= Instructions to follow =
Collect each line of the records containing the string "this".

[Rows from a dataset of charts and code]
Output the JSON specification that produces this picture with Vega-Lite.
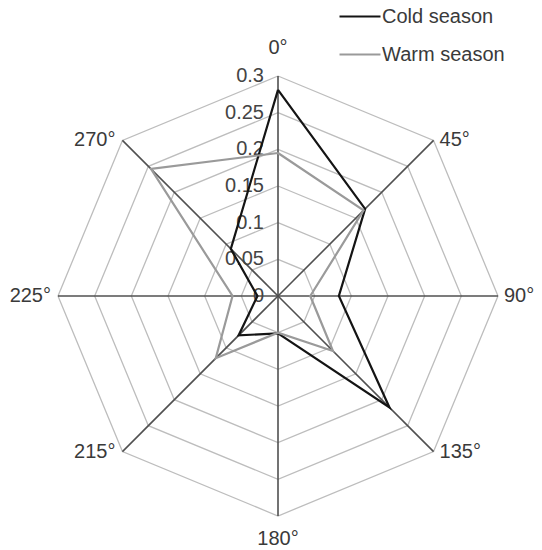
{
  "$schema": "https://vega.github.io/schema/vega-lite/v6.json",
  "width": 440,
  "height": 440,
  "autosize": {"type": "none"},
  "padding": {"left": 58, "top": 76, "right": 44, "bottom": 34},
  "background": "white",
  "config": {
    "view": {"stroke": null},
    "text": {"font": "Liberation Sans", "fontSize": 20, "color": "#3a3a3a"},
    "legend": {
      "orient": "none",
      "legendX": 280,
      "legendY": -81.5,
      "symbolType": "stroke",
      "symbolSize": 1681,
      "symbolStrokeWidth": 2.2,
      "labelFont": "Liberation Sans",
      "labelFontSize": 20,
      "labelColor": "#3a3a3a",
      "labelOffset": 0,
      "rowPadding": 6,
      "padding": 0,
      "title": null
    }
  },
  "datasets": {
    "series": [
      {"season": "Cold season", "dir": "0°", "i": 0, "v": 0.281},
      {"season": "Cold season", "dir": "45°", "i": 1, "v": 0.168},
      {"season": "Cold season", "dir": "90°", "i": 2, "v": 0.083},
      {"season": "Cold season", "dir": "135°", "i": 3, "v": 0.215},
      {"season": "Cold season", "dir": "180°", "i": 4, "v": 0.051},
      {"season": "Cold season", "dir": "215°", "i": 5, "v": 0.076},
      {"season": "Cold season", "dir": "225°", "i": 6, "v": 0.028},
      {"season": "Cold season", "dir": "270°", "i": 7, "v": 0.091},
      {"season": "Cold season", "dir": "0°", "i": 8, "v": 0.281},
      {"season": "Warm season", "dir": "0°", "i": 0, "v": 0.195},
      {"season": "Warm season", "dir": "45°", "i": 1, "v": 0.165},
      {"season": "Warm season", "dir": "90°", "i": 2, "v": 0.044},
      {"season": "Warm season", "dir": "135°", "i": 3, "v": 0.106},
      {"season": "Warm season", "dir": "180°", "i": 4, "v": 0.05},
      {"season": "Warm season", "dir": "215°", "i": 5, "v": 0.12},
      {"season": "Warm season", "dir": "225°", "i": 6, "v": 0.062},
      {"season": "Warm season", "dir": "270°", "i": 7, "v": 0.245},
      {"season": "Warm season", "dir": "0°", "i": 8, "v": 0.195}
    ],
    "rings": [
      {"r": 0.05, "i": [0, 1, 2, 3, 4, 5, 6, 7, 8]},
      {"r": 0.1, "i": [0, 1, 2, 3, 4, 5, 6, 7, 8]},
      {"r": 0.15, "i": [0, 1, 2, 3, 4, 5, 6, 7, 8]},
      {"r": 0.2, "i": [0, 1, 2, 3, 4, 5, 6, 7, 8]},
      {"r": 0.25, "i": [0, 1, 2, 3, 4, 5, 6, 7, 8]},
      {"r": 0.3, "i": [0, 1, 2, 3, 4, 5, 6, 7, 8]}
    ],
    "spokes": [
      {"i": 0, "dir": "0°"},
      {"i": 1, "dir": "45°"},
      {"i": 2, "dir": "90°"},
      {"i": 3, "dir": "135°"},
      {"i": 4, "dir": "180°"},
      {"i": 5, "dir": "215°"},
      {"i": 6, "dir": "225°"},
      {"i": 7, "dir": "270°"}
    ],
    "ticks": [
      {"t": 0, "label": "0"},
      {"t": 0.05, "label": "0.05"},
      {"t": 0.1, "label": "0.1"},
      {"t": 0.15, "label": "0.15"},
      {"t": 0.2, "label": "0.2"},
      {"t": 0.25, "label": "0.25"},
      {"t": 0.3, "label": "0.3"}
    ]
  },
  "layer": [
    {
      "data": {"name": "rings"},
      "transform": [
        {"flatten": ["i"]},
        {"calculate": "datum.r * sin(datum.i * PI / 4)", "as": "x"},
        {"calculate": "datum.r * cos(datum.i * PI / 4)", "as": "y"}
      ],
      "mark": {"type": "line", "stroke": "#bdbdbd", "strokeWidth": 1.3},
      "encoding": {
        "x": {"field": "x", "type": "quantitative", "scale": {"domain": [-0.3, 0.3], "nice": false, "zero": false}, "axis": null},
        "y": {"field": "y", "type": "quantitative", "scale": {"domain": [-0.3, 0.3], "nice": false, "zero": false}, "axis": null},
        "detail": {"field": "r", "type": "nominal"},
        "order": {"field": "i", "type": "quantitative"}
      }
    },
    {
      "data": {"name": "spokes"},
      "transform": [
        {"calculate": "0.3 * sin(datum.i * PI / 4)", "as": "x"},
        {"calculate": "0.3 * cos(datum.i * PI / 4)", "as": "y"},
        {"calculate": "0", "as": "z"}
      ],
      "mark": {"type": "rule", "stroke": "#505050", "strokeWidth": 1.6},
      "encoding": {
        "x": {"field": "z", "type": "quantitative"},
        "y": {"field": "z", "type": "quantitative"},
        "x2": {"field": "x"},
        "y2": {"field": "y"}
      }
    },
    {
      "data": {"name": "ticks"},
      "transform": [{"calculate": "0", "as": "z"}],
      "mark": {"type": "text", "align": "right", "baseline": "middle", "dx": -14, "color": "#444444"},
      "encoding": {
        "x": {"field": "z", "type": "quantitative"},
        "y": {"field": "t", "type": "quantitative"},
        "text": {"field": "label"}
      }
    },
    {
      "data": {"name": "series"},
      "transform": [
        {"calculate": "datum.v * sin(datum.i * PI / 4)", "as": "x"},
        {"calculate": "datum.v * cos(datum.i * PI / 4)", "as": "y"}
      ],
      "mark": {"type": "line", "strokeWidth": 2.2},
      "encoding": {
        "x": {"field": "x", "type": "quantitative"},
        "y": {"field": "y", "type": "quantitative"},
        "color": {
          "field": "season",
          "type": "nominal",
          "scale": {"domain": ["Cold season", "Warm season"], "range": ["#141414", "#9a9a9a"]},
          "sort": ["Cold season", "Warm season"]
        },
        "order": {"field": "i", "type": "quantitative"}
      }
    },
    {
      "data": {"name": "spokes"},
      "transform": [
        {"filter": "datum.i == 0"},
        {"calculate": "0.3 * sin(datum.i * PI / 4)", "as": "x"},
        {"calculate": "0.3 * cos(datum.i * PI / 4)", "as": "y"}
      ],
      "mark": {"type": "text", "align": "center", "baseline": "middle", "dy": -28},
      "encoding": {
        "x": {"field": "x", "type": "quantitative"},
        "y": {"field": "y", "type": "quantitative"},
        "text": {"field": "dir"}
      }
    },
    {
      "data": {"name": "spokes"},
      "transform": [
        {"filter": "datum.i == 4"},
        {"calculate": "0.3 * sin(datum.i * PI / 4)", "as": "x"},
        {"calculate": "0.3 * cos(datum.i * PI / 4)", "as": "y"}
      ],
      "mark": {"type": "text", "align": "center", "baseline": "middle", "dy": 23},
      "encoding": {
        "x": {"field": "x", "type": "quantitative"},
        "y": {"field": "y", "type": "quantitative"},
        "text": {"field": "dir"}
      }
    },
    {
      "data": {"name": "spokes"},
      "transform": [
        {"filter": "datum.i >= 1 && datum.i <= 3"},
        {"calculate": "0.3 * sin(datum.i * PI / 4)", "as": "x"},
        {"calculate": "0.3 * cos(datum.i * PI / 4)", "as": "y"}
      ],
      "mark": {"type": "text", "align": "left", "baseline": "middle", "dx": 6},
      "encoding": {
        "x": {"field": "x", "type": "quantitative"},
        "y": {"field": "y", "type": "quantitative"},
        "text": {"field": "dir"}
      }
    },
    {
      "data": {"name": "spokes"},
      "transform": [
        {"filter": "datum.i >= 5"},
        {"calculate": "0.3 * sin(datum.i * PI / 4)", "as": "x"},
        {"calculate": "0.3 * cos(datum.i * PI / 4)", "as": "y"}
      ],
      "mark": {"type": "text", "align": "right", "baseline": "middle", "dx": -7},
      "encoding": {
        "x": {"field": "x", "type": "quantitative"},
        "y": {"field": "y", "type": "quantitative"},
        "text": {"field": "dir"}
      }
    }
  ]
}
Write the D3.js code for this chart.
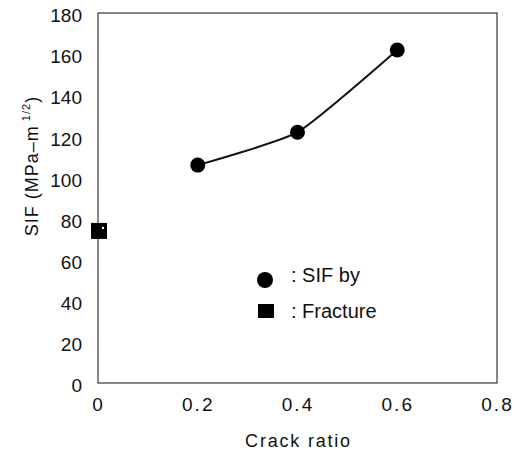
<!DOCTYPE html>
<html><head><meta charset="utf-8">
<script src="https://cdn.jsdelivr.net/npm/d3@7"></script>
<style>body{margin:0;background:#fff}svg{display:block}text{font-family:"Liberation Sans",Arial,sans-serif;fill:#111}</style>
</head><body><svg id="c" width="516" height="452"></svg>
<script>
const crackRatio = [0.2, 0.4, 0.6];
const sifValues = [106, 122, 162];
const fractureRatio = [0];
const fractureValues = [74];
const xTicks = [0, 0.2, 0.4, 0.6, 0.8];
const yTicks = [0, 20, 40, 60, 80, 100, 120, 140, 160, 180];
const legendLabels = [": SIF by", ": Fracture"];

const svg = d3.select("#c");
const L = 98, R = 497, T = 13, B = 383;
const x = d3.scaleLinear().domain([0, 0.8]).range([L, R]);
const y = d3.scaleLinear().domain([0, 180]).range([B, T]);

svg.append("rect").attr("x", L).attr("y", T).attr("width", R - L).attr("height", B - T)
  .attr("fill", "none").attr("stroke", "#222").attr("stroke-width", 1.1);

const ya = svg.append("g").attr("transform", `translate(${L},0)`)
  .call(d3.axisLeft(y).tickValues(yTicks).tickSize(0).tickPadding(16).tickFormat(d3.format("d")));
ya.select(".domain").remove();
ya.selectAll("text").attr("font-size", 19).style("font-family", "Liberation Sans, Arial, sans-serif")
  .attr("fill", "#111").attr("dy", "0.46em");

const xa = svg.append("g").attr("transform", `translate(0,${B})`)
  .call(d3.axisBottom(x).tickValues(xTicks).tickSize(0).tickPadding(15).tickFormat(d => d === 0 ? "0" : d3.format(".1f")(d)));
xa.select(".domain").remove();
xa.selectAll("text").attr("font-size", 19).style("font-family", "Liberation Sans, Arial, sans-serif")
  .attr("fill", "#111").attr("letter-spacing", "2px");

svg.append("text").attr("x", (L + R) / 2 + 1).attr("y", 447).attr("text-anchor", "middle")
  .attr("font-size", 18).attr("letter-spacing", "1.8px").text("Crack ratio");

const yl = svg.append("text").attr("transform", "translate(38,166) rotate(-90)").attr("text-anchor", "middle")
  .attr("font-size", 18).attr("letter-spacing", "1px");
yl.append("tspan").text("SIF (MPa–m");
yl.append("tspan").attr("font-size", 11).attr("dy", -8).attr("dx", 4).text("1/2");
yl.append("tspan").attr("dy", 8).text(")");

const pts = crackRatio.map((c, i) => [c, sifValues[i]]);
svg.append("path").datum(pts)
  .attr("d", d3.line().x(d => x(d[0])).y(d => y(d[1])).curve(d3.curveCardinal.tension(0.5)))
  .attr("fill", "none").attr("stroke", "#111").attr("stroke-width", 2);
svg.selectAll(".pt").data(pts).join("circle")
  .attr("cx", d => x(d[0])).attr("cy", d => y(d[1])).attr("r", 7.5).attr("fill", "#000");

const fr = fractureRatio.map((c, i) => [c, fractureValues[i]]);
svg.selectAll(".sq").data(fr).join("rect")
  .attr("x", d => x(d[0]) - 7).attr("y", d => y(d[1]) - 8).attr("width", 16).attr("height", 16).attr("fill", "#000");
svg.selectAll(".sqd").data(fr).join("rect")
  .attr("x", d => x(d[0]) + 4).attr("y", d => y(d[1]) - 4).attr("width", 2).attr("height", 2).attr("fill", "#fff");

// legend
svg.append("circle").attr("cx", 265).attr("cy", 280).attr("r", 8).attr("fill", "#000");
svg.append("rect").attr("x", 258).attr("y", 304).attr("width", 16).attr("height", 14).attr("fill", "#000");
svg.append("text").attr("x", 291).attr("y", 282).attr("font-size", 20).text(legendLabels[0]);
svg.append("text").attr("x", 291).attr("y", 318).attr("font-size", 20).text(legendLabels[1]);
</script></body></html>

= Complete response =
Output the JSON specification that produces this picture with Vega-Lite.
Write the D3.js code for this chart.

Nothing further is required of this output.